**SHORT EXERCISE:**
Read the lines that follow and pick out every one containing the word "this".

**SUPPLIED MATERIAL:**
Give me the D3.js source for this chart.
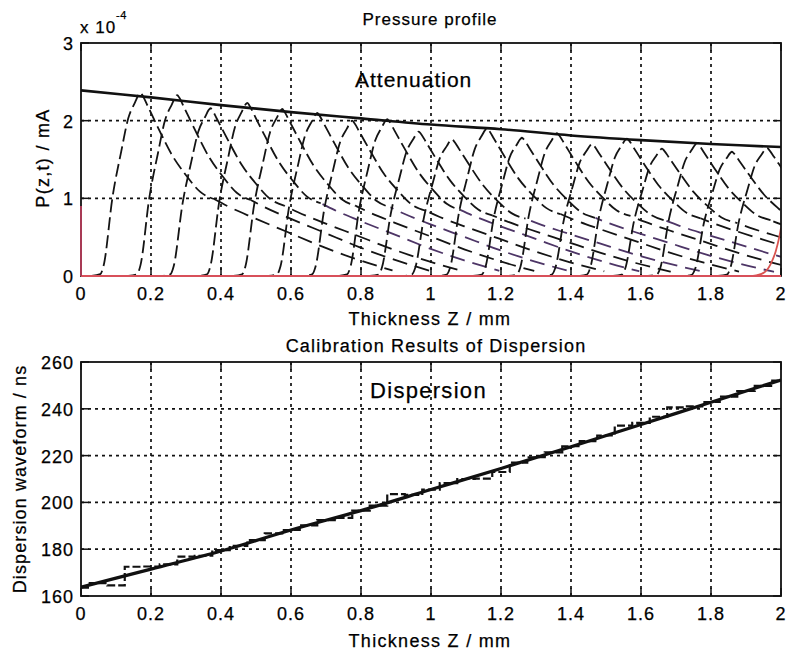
...
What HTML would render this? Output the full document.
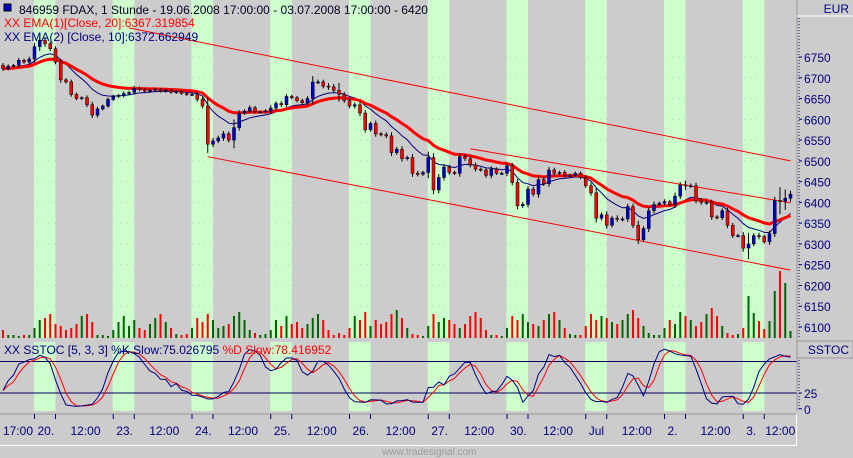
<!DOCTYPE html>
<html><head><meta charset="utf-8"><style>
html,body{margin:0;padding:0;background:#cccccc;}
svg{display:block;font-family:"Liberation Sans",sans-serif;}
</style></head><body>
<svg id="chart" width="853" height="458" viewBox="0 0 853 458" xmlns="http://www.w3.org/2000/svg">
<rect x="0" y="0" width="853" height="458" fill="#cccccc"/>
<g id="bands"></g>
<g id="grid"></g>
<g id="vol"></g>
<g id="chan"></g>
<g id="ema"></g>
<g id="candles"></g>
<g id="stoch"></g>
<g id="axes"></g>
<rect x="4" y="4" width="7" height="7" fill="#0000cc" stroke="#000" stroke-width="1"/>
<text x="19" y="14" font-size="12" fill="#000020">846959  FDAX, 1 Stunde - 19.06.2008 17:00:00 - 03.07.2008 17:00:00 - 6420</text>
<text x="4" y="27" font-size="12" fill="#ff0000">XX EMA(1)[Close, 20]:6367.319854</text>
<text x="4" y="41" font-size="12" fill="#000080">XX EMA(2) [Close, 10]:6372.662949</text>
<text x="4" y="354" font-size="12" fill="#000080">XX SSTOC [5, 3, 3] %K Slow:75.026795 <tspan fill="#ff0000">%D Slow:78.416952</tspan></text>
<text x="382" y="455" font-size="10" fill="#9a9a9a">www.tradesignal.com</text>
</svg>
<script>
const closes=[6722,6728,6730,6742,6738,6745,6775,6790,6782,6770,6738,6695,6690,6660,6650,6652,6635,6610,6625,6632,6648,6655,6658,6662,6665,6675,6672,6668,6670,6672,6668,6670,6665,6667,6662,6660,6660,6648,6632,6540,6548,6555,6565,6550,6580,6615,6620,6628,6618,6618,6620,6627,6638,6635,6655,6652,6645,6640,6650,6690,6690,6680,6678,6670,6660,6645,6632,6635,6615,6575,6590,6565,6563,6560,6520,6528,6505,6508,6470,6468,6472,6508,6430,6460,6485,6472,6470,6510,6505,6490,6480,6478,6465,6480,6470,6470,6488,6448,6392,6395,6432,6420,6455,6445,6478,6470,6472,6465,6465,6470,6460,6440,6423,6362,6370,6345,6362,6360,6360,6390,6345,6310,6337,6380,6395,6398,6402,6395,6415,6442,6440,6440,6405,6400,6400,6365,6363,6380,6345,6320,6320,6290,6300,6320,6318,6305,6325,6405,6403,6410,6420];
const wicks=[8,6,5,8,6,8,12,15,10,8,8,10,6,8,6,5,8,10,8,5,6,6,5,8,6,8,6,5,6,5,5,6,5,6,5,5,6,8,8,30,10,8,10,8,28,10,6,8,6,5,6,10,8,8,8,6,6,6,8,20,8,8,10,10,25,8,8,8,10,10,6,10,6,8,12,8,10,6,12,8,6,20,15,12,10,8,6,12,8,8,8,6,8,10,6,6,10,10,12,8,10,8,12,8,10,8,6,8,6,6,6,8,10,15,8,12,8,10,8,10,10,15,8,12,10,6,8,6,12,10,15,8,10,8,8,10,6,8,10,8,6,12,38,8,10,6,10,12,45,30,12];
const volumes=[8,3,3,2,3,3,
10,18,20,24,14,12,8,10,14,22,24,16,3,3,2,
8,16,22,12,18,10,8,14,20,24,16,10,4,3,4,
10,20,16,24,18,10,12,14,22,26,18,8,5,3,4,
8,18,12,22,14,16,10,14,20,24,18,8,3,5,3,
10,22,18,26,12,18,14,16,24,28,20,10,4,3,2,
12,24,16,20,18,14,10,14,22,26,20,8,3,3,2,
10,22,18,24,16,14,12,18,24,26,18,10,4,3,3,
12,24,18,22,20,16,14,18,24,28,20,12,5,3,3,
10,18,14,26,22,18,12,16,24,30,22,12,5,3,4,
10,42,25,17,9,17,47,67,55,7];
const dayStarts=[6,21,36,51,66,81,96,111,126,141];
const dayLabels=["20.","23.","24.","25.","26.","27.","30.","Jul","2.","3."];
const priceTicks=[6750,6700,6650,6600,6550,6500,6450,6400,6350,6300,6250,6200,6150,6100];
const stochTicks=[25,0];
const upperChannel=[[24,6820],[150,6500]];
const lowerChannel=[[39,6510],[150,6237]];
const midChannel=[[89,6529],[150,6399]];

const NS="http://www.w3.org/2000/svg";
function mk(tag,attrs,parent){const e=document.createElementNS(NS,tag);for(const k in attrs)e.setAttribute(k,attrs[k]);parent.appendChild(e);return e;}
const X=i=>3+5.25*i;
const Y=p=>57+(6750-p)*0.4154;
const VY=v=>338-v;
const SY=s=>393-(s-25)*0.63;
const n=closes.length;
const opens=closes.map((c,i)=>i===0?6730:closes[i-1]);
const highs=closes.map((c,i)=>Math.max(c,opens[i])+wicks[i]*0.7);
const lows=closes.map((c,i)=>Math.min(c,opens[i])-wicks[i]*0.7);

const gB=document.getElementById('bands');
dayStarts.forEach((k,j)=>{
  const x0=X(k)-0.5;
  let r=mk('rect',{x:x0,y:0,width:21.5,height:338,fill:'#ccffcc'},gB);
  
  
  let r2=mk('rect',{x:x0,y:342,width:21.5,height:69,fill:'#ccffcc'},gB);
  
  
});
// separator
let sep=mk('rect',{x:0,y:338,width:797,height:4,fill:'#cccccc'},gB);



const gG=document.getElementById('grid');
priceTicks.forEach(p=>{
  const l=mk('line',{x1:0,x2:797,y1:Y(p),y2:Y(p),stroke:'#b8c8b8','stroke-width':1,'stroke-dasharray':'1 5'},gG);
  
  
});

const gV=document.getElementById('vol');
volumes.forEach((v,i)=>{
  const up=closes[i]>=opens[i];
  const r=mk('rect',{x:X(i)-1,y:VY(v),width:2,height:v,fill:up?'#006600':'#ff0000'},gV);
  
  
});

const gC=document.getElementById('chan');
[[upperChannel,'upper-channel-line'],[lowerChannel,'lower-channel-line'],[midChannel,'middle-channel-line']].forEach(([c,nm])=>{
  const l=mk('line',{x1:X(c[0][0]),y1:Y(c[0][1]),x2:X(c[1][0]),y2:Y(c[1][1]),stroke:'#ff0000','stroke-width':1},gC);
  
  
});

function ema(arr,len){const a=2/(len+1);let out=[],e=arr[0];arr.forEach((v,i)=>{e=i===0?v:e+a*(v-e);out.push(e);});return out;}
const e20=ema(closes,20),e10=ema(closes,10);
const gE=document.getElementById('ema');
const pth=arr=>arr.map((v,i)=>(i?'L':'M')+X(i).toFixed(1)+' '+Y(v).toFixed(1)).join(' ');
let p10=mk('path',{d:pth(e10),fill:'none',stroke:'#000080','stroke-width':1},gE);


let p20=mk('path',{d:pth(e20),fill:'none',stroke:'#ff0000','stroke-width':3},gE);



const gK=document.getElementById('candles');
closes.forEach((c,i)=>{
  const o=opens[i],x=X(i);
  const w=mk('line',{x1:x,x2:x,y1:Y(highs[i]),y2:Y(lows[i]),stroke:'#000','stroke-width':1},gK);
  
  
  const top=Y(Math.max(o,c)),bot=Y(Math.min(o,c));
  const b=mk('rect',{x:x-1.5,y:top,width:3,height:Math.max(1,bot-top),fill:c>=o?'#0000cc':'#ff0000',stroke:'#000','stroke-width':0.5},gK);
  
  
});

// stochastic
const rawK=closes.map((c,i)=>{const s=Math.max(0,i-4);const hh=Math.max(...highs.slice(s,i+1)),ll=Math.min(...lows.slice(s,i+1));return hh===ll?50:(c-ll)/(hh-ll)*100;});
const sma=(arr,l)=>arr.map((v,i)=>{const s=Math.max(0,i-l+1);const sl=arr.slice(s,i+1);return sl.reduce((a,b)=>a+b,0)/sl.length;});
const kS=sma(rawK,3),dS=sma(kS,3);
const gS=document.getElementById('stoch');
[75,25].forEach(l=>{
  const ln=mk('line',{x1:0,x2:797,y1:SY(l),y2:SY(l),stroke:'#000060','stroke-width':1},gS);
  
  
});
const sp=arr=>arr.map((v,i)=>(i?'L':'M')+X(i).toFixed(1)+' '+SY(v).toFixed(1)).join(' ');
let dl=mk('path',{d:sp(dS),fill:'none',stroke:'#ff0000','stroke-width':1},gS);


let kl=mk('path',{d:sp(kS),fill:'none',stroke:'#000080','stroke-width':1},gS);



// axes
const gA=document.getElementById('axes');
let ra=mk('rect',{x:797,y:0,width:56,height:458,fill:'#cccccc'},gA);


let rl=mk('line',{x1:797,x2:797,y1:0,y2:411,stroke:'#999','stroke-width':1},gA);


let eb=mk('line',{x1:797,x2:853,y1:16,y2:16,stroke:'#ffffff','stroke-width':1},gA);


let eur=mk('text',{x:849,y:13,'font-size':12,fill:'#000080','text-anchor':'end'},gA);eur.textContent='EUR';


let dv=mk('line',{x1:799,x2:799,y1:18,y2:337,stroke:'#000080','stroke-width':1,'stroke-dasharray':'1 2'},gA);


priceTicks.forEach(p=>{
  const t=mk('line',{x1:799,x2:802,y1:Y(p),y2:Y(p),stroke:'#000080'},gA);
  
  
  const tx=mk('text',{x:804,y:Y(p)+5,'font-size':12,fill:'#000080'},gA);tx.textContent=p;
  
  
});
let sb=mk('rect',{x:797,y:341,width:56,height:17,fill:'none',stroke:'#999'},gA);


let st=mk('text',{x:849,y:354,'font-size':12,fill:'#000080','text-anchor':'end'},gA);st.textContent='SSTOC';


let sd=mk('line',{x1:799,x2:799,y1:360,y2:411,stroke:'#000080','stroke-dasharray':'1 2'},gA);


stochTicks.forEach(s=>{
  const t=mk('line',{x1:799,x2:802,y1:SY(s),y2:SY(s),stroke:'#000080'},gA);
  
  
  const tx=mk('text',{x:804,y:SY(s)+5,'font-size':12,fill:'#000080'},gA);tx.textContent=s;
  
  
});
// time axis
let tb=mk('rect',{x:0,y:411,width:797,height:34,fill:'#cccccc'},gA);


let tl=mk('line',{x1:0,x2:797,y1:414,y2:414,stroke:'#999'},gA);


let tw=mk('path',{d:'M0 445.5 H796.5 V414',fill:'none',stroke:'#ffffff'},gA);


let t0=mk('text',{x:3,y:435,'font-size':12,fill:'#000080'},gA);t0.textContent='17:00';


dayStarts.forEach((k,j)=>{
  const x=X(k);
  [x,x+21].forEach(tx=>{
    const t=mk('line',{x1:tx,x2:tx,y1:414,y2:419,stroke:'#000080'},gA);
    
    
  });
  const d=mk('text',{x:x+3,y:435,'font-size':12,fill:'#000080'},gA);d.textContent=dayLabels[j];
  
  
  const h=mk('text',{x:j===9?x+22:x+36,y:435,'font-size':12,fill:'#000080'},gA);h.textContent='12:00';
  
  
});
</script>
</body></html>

**RESPONSE TO THE EXERCISE:**
Give me the D3.js source for this chart.
What HTML would render this? Output the full document.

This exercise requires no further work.